Cash Surrender Value of Life Insurance
The fair value is based on the actual cash surrender value of life insurance policies.

Accrued Interest Receivable
The fair value estimate of this financial instrument approximates the carrying value as this financial instrument has a short maturity. It is the Company's policy to stop accruing interest on loans for which it is probable that the interest is not collectible. Therefore, this financial instrument has been adjusted for estimated credit loss.

Deposits
The fair value of deposits is based on the discounted value of contractual cash flows. The discount rate is estimated using the rates currently offered for deposits of similar remaining maturities. The fair value estimates do not include the benefit that results from the low-cost funding provided by the deposits compared to the cost of borrowing funds in the market. If that value were considered, the fair value of the Company's net assets could increase.

Borrowed Funds
The fair value of borrowed funds is based on the discounted value of contractual cash flows. The discount rate is estimated using the rates currently available for borrowings of similar remaining maturities.

Accrued Interest Payable
The fair value estimate approximates the carrying amount as this financial instrument has a short maturity.
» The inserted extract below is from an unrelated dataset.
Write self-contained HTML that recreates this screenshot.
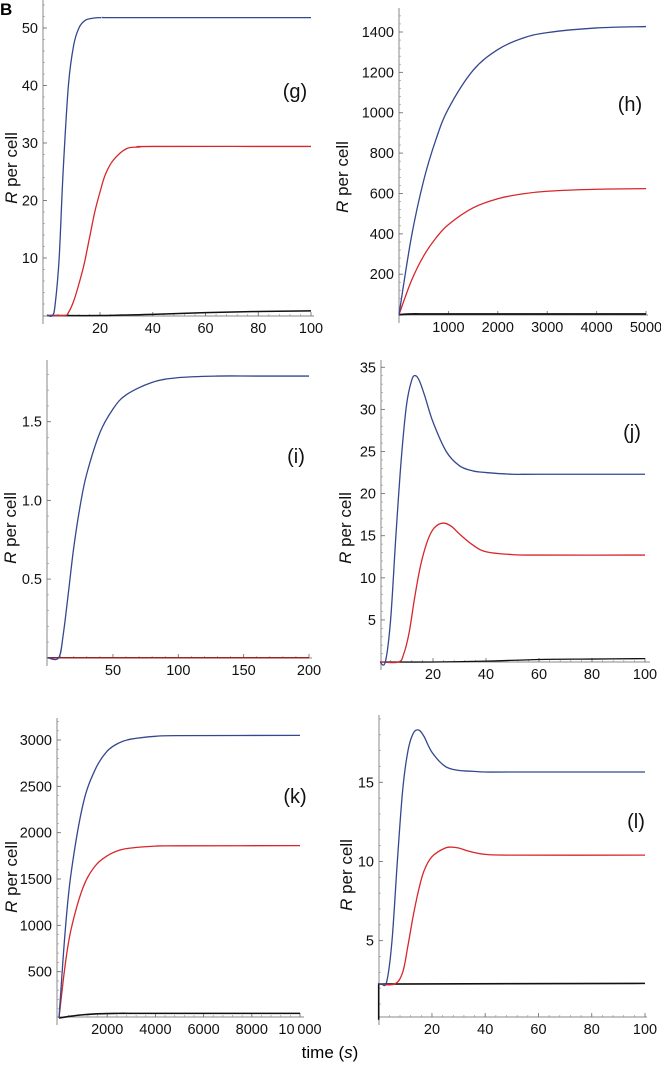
<!DOCTYPE html>
<html><head><meta charset="utf-8">
<style>
html,body{margin:0;padding:0;background:#fff;}
svg{display:block;font-family:"Liberation Sans",sans-serif;}
</style></head>
<body>
<svg id="fig" width="661" height="1067" viewBox="0 0 661 1067">
<text x="0" y="15" font-size="17" font-weight="bold">B</text>
<text x="330" y="1058" font-size="17" text-anchor="middle">time (<tspan font-style="italic">s</tspan>)</text>
</svg>
<script>
// ---- data ----
const gBlueT=[0,2,3,4.5,6,8,10,12,14,16,20,30,100];
const gBlueV=[0,0,2,10,25,40,47,50,51.2,51.6,51.8,51.8,51.8];
const gRedT=[0,6.5,8,10,12,14,16,18,20,22,25,30,35,40,100];
const gRedV=[0,0,0.5,2.5,5.5,9,13.5,18,21.5,24.5,27,29,29.3,29.4,29.4];
const gBlackT=[0,20,40,60,80,100];
const gBlackV=[0,0,0.2,0.5,0.7,0.8];

const hT=[0,250,500,750,1000,1500,2000,2500,3000,4000,5000];
const hBlueV=[0,383,665,869,1020,1210,1313,1369,1397,1420,1427];
const hRedV=[0,167,291,380,446,529,574,598,611,621,624];
const hBlackV=[0,3,3,3,3,3,3,3,3,3,3];

const iT=[0,8.5,12,16,20,25,30,40,50,60,80,100,130,160,200];
const iBlueV=[0,0,0.15,0.42,0.7,0.97,1.17,1.43,1.58,1.67,1.75,1.78,1.79,1.79,1.79];
const iRedV=[0,0,0,0,0,0,0,0,0,0,0,0,0,0,0];
const iBlackV=[0,0,0,0,0,0,0,0,0,0,0,0,0,0,0];

const jBlueT=[0,2,4,6,8,10,12,13.5,15,17,20,25,30,35,40,50,60,100];
const jBlueV=[0,0,5,15,24,30.5,33.5,34,33.3,31.5,28.5,25,23.3,22.7,22.5,22.3,22.3,22.3];
const jRedT=[0,7,9,11,13,15,17,19,21,24,27,30,35,40,50,60,100];
const jRedV=[0,0,1,3.5,7.5,11,13.5,15.2,16.1,16.5,16.1,15.2,13.9,13.1,12.75,12.7,12.7];
const jBlackT=[0,20,40,60,80,100];
const jBlackV=[0,0,0.1,0.3,0.35,0.4];

const kT=[0,250,500,1000,1500,2000,2500,3000,4000,5000,10000];
const kBlueV=[0,916,1560,2310,2680,2880,2970,3010,3040,3047,3050];
const kRedV=[0,560,955,1410,1640,1750,1810,1835,1855,1858,1860];
const kBlackV=[0,10,20,35,44,48,50,50,50,50,50];

const lBlueT=[0,1,3,5,7,9,11,13,15,17,20,25,30,35,40,50,100];
const lBlueV=[2.26,2.26,2.4,5,10,14.5,17,18.1,18.3,17.9,16.9,16,15.75,15.7,15.65,15.65,15.65];
const lRedT=[0,6,9,11,13,15,17,20,25,28,30,35,40,50,100];
const lRedV=[2.26,2.26,3,4.7,6.6,8.2,9.4,10.3,10.85,10.9,10.85,10.6,10.45,10.4,10.4];
const lBlackT=[0,0,50,100];
const lBlackV=[0,2.26,2.28,2.3];

const gXTicks=[20,40,60,80,100], gYTicks=[10,20,30,40,50];
const hXTicks=[1000,2000,3000,4000,5000], hYTicks=[200,400,600,800,1000,1200,1400];
const iXTicks=[50,100,150,200], iYTicks=[0.5,1.0,1.5];
const iYLabels=["0.5","1.0","1.5"];
const jXTicks=[20,40,60,80,100], jYTicks=[5,10,15,20,25,30,35];
const kXTicks=[2000,4000,6000,8000,10000], kYTicks=[500,1000,1500,2000,2500,3000];
const kXLabels=["2000","4000","6000","8000","10\u2009000"];
const lXTicks=[20,40,60,80,100], lYTicks=[5,10,15];

// ---- rendering ----
const NS="http://www.w3.org/2000/svg";
const svg=document.getElementById('fig');
const BLUE="#34478f", RED="#d8262b", BLACK="#111";
function mk(tag,attrs,parent){const e=document.createElementNS(NS,tag);for(const k in attrs)e.setAttribute(k,attrs[k]);(parent||svg).appendChild(e);return e;}
function linePath(pts){return "M"+pts.map(p=>p[0].toFixed(2)+","+p[1].toFixed(2)).join(" L");}
function smoothPath(pts){
  let d="M"+pts[0][0].toFixed(2)+","+pts[0][1].toFixed(2);
  for(let i=0;i<pts.length-1;i++){
    const p0=pts[Math.max(0,i-1)],p1=pts[i],p2=pts[i+1],p3=pts[Math.min(pts.length-1,i+2)];
    const c1=[p1[0]+(p2[0]-p0[0])/6,p1[1]+(p2[1]-p0[1])/6];
    const c2=[p2[0]-(p3[0]-p1[0])/6,p2[1]-(p3[1]-p1[1])/6];
    d+=" C"+c1[0].toFixed(2)+","+c1[1].toFixed(2)+" "+c2[0].toFixed(2)+","+c2[1].toFixed(2)+" "+p2[0].toFixed(2)+","+p2[1].toFixed(2);
  }
  return d;
}
function panel(p){
  const g=mk('g',{});
  
  
  const sx=v=>p.x0+(v-p.xmin)/(p.xmax-p.xmin)*(p.x1-p.x0);
  const sy=v=>p.y0-(v-p.ymin)/(p.ymax-p.ymin)*(p.y0-p.y1);
  const axY=p.axY, axX=p.axX;
  const ya=mk('line',{x1:axX,x2:axX,y1:p.yTop,y2:axY+8,stroke:"#888","stroke-width":1},g);
  
  
  const xa=mk('line',{x1:axX,x2:p.xRight,y1:axY,y2:axY,stroke:"#888","stroke-width":1},g);
  
  
  const xs=p.xTicks[1]-p.xTicks[0], ys=p.yTicks[1]-p.yTicks[0];
  for(let v=0;v<=p.xmax+1e-9;v+=xs/5){const X=sx(v);if(X<axX+1)continue;mk('line',{x1:X,x2:X,y1:axY,y2:axY-2,stroke:"#999","stroke-width":0.7},g);}
  for(let v=0;sy(v)>=p.yTop;v+=ys/5){const Y=sy(v);if(Y>axY-1)continue;mk('line',{x1:axX,x2:axX+2,y1:Y,y2:Y,stroke:"#999","stroke-width":0.7},g);}
  p.xTicks.forEach((v,i)=>{const X=sx(v);
    mk('line',{x1:X,x2:X,y1:axY,y2:axY-4,stroke:"#777","stroke-width":0.9},g);
    const t=mk('text',{x:X,y:axY+17,"font-size":14.5,"text-anchor":"middle",fill:"#111"},g);
    t.textContent=p.xLabels?p.xLabels[i]:String(v);
    
    });
  p.yTicks.forEach((v,i)=>{const Y=sy(v);
    mk('line',{x1:axX,x2:axX+4,y1:Y,y2:Y,stroke:"#777","stroke-width":0.9},g);
    const t=mk('text',{x:axX-5,y:Y+5,"font-size":14.5,"text-anchor":"end",fill:"#111"},g);
    t.textContent=p.yLabels?p.yLabels[i]:String(v);
    
    });
  p.series.forEach(s=>{
    const pts=s.t.map((tv,i)=>[sx(tv),sy(s.v[i])]);
    const path=mk('path',{d:s.linear?linePath(pts):smoothPath(pts),fill:"none",stroke:s.c,"stroke-width":s.w||1.3},g);
    
    
  });
  const yl=mk('text',{x:p.ylX,y:p.ylY,"font-size":17,"text-anchor":"middle",transform:`rotate(-90 ${p.ylX} ${p.ylY})`,fill:"#111"},g);
  yl.innerHTML='<tspan font-style="italic">R</tspan> per cell';
  
  
  const pl=mk('text',{x:p.lx,y:p.ly,"font-size":20,"text-anchor":"middle",fill:"#111"},g);
  pl.textContent='('+p.id+')';
  
  
}
panel({id:'g',xmin:0,xmax:100,x0:47.3,x1:311,ymin:0,ymax:50,y0:315.5,y1:28,axX:43,axY:316,yTop:0,xRight:314,
  xTicks:gXTicks,yTicks:gYTicks,ylX:17,ylY:168,lx:295,ly:98,
  series:[{t:gBlackT,v:gBlackV,c:BLACK,name:'black',w:1.5},{t:gRedT,v:gRedV,c:RED,name:'red'},{t:gBlueT,v:gBlueV,c:BLUE,name:'blue'}]});
panel({id:'h',xmin:0,xmax:5000,x0:399,x1:646,ymin:0,ymax:1400,y0:314.6,y1:32,axX:399,axY:315,yTop:8,xRight:648,
  xTicks:hXTicks,yTicks:hYTicks,ylX:348,ylY:177,lx:630,ly:111,
  series:[{t:hT,v:hBlackV,c:BLACK,name:'black',w:1.8},{t:hT,v:hRedV,c:RED,name:'red'},{t:hT,v:hBlueV,c:BLUE,name:'blue'}]});
panel({id:'i',xmin:0,xmax:200,x0:47.6,x1:309,ymin:0,ymax:1.5,y0:657.8,y1:421.7,axX:47,axY:658,yTop:360,xRight:312,
  xTicks:iXTicks,yTicks:iYTicks,yLabels:iYLabels,ylX:16,ylY:528,lx:296,ly:463,
  series:[{t:iT,v:iBlackV,c:BLACK,name:'black'},{t:iT,v:iRedV,c:"#a02020",name:'red'},{t:iT,v:iBlueV,c:BLUE,name:'blue'}]});
panel({id:'j',xmin:0,xmax:100,x0:380,x1:645,ymin:0,ymax:35,y0:662,y1:367.3,axX:381,axY:662,yTop:360,xRight:650,
  xTicks:jXTicks,yTicks:jYTicks,ylX:351,ylY:528,lx:632,ly:439,
  series:[{t:jBlackT,v:jBlackV,c:BLACK,name:'black'},{t:jRedT,v:jRedV,c:RED,name:'red'},{t:jBlueT,v:jBlueV,c:BLUE,name:'blue'}]});
panel({id:'k',xmin:0,xmax:10000,x0:59,x1:300,ymin:0,ymax:3000,y0:1018,y1:740,axX:57,axY:1017,yTop:718,xRight:304,
  xTicks:kXTicks,yTicks:kYTicks,xLabels:kXLabels,ylX:17,ylY:877,lx:295,ly:803,
  series:[{t:kT,v:kBlackV,c:BLACK,name:'black',w:1.6},{t:kT,v:kRedV,c:RED,name:'red'},{t:kT,v:kBlueV,c:BLUE,name:'blue'}]});
panel({id:'l',xmin:0,xmax:100,x0:378.7,x1:645,ymin:0,ymax:15,y0:1019.8,y1:782.3,axX:379,axY:1017,yTop:715,xRight:647,
  xTicks:lXTicks,yTicks:lYTicks,ylX:352,ylY:875,lx:636,ly:828,
  series:[{t:lBlackT,v:lBlackV,c:BLACK,name:'black',w:1.6,linear:true},{t:lRedT,v:lRedV,c:RED,name:'red'},{t:lBlueT,v:lBlueV,c:BLUE,name:'blue'}]});
</script>
</body></html>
Off-Balance-Sheet Instruments
Off-balance-sheet instruments include loan commitments. Fair values for loan commitments have not been presented as the future revenue derived from such financial instruments is not significant.




Limitations
Fair value estimates are made at a specific point in time, based on relevant market information and information about the financial instrument. These values do not reflect any premium or discount that could result from offering for sale at one time the Company's entire holdings of a particular financial instrument. Because no market exists for a significant portion of the Company's financial instruments, fair value estimates are based on Management's judgments regarding future expected loss experience, current economic conditions, risk characteristics of various financial instruments, and other factors. These estimates are subjective in nature and involve uncertainties and matters of significant judgment and therefore cannot be determined with precision. Changes in assumptions could significantly affect the estimates. Fair value estimates are based on existing on- and off-balance-sheet financial instruments without attempting to estimate the value of anticipated future business and the value of assets and liabilities that are not considered financial instruments. Other significant assets and liabilities that are not considered financial instruments include the deferred tax asset, premises and equipment, and other real estate owned. In addition, tax ramifications related to the realization of the unrealized gains and losses can have a significant effect on fair value estimates and have not been considered in any of the estimates.